• **GIVEN INSTRUCTION**: Give the number of lines that include the word "with", and nothing else.

• **TASK DATA**:
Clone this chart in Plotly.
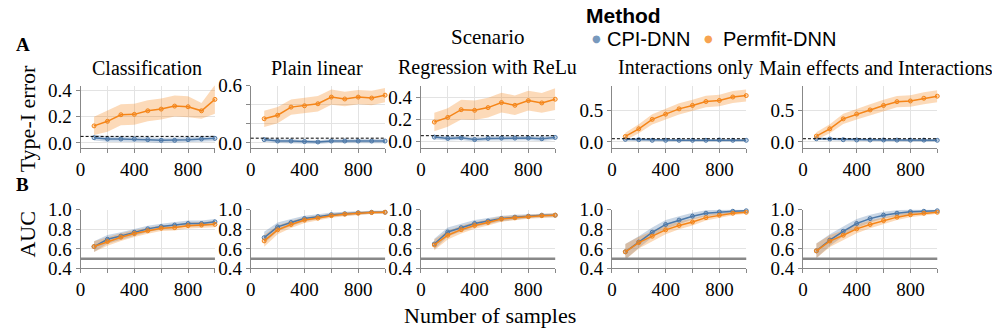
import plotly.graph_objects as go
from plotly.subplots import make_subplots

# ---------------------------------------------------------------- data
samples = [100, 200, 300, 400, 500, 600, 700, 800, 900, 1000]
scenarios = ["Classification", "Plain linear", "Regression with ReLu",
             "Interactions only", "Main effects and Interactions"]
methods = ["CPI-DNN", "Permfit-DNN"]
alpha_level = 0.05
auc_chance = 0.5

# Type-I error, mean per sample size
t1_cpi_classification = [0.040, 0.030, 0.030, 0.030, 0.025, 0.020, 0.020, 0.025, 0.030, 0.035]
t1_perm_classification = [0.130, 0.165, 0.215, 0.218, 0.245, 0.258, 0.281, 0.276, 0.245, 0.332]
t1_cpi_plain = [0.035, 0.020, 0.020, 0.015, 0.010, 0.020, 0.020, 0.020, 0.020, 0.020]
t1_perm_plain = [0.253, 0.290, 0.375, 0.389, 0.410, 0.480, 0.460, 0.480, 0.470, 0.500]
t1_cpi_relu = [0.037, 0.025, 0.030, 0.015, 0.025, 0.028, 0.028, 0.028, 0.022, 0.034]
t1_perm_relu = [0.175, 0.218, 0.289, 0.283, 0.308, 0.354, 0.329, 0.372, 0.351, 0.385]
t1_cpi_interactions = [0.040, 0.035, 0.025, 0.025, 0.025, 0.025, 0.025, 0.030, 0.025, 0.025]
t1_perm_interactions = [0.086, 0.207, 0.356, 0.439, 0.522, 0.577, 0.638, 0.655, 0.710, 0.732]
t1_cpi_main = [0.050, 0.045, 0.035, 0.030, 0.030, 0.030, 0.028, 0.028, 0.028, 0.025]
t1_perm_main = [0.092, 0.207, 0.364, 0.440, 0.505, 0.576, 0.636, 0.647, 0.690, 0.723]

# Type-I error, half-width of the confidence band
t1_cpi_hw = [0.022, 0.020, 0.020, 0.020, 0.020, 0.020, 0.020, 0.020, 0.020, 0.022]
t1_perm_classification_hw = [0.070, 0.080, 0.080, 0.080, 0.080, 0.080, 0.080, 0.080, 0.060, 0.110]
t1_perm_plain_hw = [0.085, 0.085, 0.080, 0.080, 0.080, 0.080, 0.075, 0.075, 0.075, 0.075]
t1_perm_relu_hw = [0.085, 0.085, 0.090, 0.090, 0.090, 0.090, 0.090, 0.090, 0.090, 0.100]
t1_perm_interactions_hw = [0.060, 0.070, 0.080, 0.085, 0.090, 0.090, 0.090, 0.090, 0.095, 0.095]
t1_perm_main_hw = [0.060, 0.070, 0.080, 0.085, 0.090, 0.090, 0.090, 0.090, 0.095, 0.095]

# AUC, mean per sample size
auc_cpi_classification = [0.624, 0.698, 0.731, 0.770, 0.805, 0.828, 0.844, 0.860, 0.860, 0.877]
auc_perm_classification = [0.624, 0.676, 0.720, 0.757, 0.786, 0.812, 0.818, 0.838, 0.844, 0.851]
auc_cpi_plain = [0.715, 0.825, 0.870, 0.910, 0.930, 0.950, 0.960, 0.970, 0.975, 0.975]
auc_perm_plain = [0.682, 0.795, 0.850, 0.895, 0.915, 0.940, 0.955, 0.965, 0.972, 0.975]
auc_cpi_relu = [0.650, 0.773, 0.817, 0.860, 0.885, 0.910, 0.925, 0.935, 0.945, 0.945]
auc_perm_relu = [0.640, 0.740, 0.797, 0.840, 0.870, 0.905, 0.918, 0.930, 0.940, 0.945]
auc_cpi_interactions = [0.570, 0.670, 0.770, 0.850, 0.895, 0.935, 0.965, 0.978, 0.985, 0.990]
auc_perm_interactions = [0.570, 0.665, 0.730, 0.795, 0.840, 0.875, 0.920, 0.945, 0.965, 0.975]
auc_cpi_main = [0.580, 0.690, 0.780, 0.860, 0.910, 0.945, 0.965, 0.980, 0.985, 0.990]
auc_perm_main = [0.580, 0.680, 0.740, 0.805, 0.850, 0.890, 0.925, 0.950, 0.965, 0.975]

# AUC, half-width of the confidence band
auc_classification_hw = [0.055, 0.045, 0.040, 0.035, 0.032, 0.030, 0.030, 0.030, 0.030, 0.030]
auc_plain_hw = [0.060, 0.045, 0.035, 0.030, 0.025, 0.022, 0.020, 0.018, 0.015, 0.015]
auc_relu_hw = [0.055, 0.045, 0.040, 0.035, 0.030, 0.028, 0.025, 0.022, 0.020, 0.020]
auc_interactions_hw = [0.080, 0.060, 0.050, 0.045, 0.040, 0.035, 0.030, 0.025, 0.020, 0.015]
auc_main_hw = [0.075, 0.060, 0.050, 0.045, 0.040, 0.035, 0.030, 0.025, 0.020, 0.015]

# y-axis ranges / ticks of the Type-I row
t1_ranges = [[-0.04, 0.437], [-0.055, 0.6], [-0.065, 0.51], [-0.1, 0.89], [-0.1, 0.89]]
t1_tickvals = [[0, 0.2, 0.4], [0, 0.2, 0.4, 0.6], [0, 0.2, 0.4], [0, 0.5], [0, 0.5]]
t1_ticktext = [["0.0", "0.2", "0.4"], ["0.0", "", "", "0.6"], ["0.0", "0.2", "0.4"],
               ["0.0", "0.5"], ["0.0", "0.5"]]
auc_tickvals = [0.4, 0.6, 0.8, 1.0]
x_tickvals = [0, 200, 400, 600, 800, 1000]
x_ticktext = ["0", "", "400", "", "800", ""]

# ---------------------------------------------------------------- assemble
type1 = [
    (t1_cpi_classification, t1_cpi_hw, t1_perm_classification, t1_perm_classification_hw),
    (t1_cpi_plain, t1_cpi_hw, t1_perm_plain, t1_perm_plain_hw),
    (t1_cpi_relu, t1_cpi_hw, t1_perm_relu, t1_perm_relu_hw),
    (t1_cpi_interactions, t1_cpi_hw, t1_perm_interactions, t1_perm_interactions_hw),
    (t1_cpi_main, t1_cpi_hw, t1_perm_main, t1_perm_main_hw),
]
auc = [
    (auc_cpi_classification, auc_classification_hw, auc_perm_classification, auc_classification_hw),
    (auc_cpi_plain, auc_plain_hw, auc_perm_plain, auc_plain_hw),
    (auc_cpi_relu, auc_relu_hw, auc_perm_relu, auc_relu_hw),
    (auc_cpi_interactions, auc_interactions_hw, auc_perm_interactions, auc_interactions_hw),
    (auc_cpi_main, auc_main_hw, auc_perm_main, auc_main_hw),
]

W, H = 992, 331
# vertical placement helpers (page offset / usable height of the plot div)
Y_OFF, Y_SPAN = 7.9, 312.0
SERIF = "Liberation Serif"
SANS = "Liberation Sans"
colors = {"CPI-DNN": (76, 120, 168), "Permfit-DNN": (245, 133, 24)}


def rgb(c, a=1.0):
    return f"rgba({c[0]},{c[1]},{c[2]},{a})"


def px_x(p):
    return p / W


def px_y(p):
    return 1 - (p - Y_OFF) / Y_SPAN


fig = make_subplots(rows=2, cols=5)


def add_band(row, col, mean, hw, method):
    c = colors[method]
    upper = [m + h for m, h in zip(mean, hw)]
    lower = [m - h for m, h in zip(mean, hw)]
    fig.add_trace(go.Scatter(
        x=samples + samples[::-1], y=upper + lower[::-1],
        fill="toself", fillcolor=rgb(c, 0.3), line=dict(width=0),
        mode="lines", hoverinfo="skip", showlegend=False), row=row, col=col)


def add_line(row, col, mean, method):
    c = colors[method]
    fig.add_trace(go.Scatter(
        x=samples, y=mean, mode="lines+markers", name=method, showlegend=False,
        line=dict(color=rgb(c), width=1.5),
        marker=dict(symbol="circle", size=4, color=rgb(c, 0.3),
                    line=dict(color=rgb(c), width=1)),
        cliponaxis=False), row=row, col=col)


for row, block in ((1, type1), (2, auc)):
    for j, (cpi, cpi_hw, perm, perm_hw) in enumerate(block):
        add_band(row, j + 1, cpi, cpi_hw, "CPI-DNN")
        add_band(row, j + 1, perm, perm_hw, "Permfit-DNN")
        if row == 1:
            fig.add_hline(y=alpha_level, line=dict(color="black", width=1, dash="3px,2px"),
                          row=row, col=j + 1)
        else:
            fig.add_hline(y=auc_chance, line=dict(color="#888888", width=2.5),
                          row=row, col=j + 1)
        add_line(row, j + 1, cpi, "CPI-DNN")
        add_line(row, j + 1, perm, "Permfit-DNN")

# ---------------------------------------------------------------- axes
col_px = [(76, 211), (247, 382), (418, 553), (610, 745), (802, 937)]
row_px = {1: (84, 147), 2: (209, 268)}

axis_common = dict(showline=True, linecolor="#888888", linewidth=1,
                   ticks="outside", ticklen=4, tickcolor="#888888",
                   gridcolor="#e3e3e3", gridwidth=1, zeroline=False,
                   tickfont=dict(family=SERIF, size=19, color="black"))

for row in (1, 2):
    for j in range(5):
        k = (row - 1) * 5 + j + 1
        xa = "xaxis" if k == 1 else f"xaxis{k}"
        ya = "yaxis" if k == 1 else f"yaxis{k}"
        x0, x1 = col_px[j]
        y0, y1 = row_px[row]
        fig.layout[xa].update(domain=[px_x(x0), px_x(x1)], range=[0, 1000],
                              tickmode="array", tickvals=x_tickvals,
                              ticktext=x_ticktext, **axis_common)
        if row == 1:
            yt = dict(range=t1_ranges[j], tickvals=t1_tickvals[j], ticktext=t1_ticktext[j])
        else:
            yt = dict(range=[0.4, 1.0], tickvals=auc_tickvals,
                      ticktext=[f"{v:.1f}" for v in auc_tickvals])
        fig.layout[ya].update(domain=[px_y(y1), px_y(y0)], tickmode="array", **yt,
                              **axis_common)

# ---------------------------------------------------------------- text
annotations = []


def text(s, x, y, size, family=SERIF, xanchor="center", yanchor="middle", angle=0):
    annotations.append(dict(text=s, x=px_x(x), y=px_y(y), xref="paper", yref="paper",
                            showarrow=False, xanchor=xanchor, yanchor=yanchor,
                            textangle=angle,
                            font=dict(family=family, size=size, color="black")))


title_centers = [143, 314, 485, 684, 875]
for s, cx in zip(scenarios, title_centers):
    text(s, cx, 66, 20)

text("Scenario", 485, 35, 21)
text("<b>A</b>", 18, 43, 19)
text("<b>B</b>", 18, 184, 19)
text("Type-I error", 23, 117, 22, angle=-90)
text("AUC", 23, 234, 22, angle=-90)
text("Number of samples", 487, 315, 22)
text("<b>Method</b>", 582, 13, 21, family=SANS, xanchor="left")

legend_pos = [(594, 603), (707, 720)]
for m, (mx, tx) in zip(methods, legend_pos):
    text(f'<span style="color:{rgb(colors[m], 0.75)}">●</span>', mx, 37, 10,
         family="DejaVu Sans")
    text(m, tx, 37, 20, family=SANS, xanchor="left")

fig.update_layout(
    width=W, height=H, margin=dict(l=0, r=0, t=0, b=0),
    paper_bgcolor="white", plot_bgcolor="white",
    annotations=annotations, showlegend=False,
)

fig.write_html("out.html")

* * *

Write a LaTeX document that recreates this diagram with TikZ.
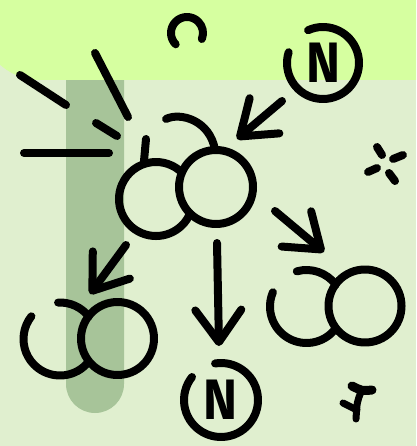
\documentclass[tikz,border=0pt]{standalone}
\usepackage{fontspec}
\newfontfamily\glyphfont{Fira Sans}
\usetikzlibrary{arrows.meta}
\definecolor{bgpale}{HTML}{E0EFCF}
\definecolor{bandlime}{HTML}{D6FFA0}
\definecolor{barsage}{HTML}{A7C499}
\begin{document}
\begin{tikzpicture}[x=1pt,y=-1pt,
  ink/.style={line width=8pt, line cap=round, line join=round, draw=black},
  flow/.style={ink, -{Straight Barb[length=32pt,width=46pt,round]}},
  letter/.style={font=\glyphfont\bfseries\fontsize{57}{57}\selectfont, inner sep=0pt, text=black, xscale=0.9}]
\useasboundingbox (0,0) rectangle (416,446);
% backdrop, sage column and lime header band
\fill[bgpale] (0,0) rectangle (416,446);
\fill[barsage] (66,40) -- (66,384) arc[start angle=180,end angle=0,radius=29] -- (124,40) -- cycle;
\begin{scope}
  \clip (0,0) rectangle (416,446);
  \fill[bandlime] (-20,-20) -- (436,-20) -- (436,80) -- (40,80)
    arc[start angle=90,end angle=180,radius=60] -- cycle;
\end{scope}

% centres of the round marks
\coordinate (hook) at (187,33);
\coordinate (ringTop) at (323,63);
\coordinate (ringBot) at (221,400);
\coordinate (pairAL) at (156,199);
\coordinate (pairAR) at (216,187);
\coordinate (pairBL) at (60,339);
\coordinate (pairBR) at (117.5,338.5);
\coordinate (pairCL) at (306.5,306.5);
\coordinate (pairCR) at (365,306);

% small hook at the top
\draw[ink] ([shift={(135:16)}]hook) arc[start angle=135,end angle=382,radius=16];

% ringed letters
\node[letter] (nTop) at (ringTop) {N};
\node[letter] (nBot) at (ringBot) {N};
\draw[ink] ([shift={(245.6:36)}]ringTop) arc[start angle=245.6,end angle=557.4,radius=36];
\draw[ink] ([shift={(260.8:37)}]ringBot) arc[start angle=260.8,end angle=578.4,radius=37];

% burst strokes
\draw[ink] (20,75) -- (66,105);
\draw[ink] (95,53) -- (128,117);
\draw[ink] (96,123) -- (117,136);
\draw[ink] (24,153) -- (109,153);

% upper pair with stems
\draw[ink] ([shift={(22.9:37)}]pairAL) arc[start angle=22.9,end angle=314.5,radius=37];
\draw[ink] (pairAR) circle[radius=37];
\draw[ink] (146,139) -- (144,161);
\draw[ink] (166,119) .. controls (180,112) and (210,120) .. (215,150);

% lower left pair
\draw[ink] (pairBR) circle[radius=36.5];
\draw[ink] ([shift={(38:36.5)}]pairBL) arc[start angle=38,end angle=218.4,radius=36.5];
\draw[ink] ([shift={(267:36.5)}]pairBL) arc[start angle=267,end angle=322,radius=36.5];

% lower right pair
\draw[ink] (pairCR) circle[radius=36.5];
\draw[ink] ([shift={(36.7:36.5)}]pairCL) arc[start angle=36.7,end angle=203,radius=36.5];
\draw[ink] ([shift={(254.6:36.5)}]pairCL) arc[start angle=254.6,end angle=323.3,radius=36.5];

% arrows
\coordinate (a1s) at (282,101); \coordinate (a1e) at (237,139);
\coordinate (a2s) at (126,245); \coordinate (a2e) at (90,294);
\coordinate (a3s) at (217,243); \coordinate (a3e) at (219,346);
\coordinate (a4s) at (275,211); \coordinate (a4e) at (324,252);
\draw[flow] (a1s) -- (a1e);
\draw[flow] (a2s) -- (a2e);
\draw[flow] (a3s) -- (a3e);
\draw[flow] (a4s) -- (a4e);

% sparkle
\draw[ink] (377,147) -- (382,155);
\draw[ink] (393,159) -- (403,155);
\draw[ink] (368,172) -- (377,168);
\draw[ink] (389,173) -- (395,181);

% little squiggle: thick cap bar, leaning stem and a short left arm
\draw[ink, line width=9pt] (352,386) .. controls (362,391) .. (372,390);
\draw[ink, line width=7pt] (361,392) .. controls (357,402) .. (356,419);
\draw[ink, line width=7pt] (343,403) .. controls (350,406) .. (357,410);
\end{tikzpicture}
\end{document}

• **ANSWER**: 3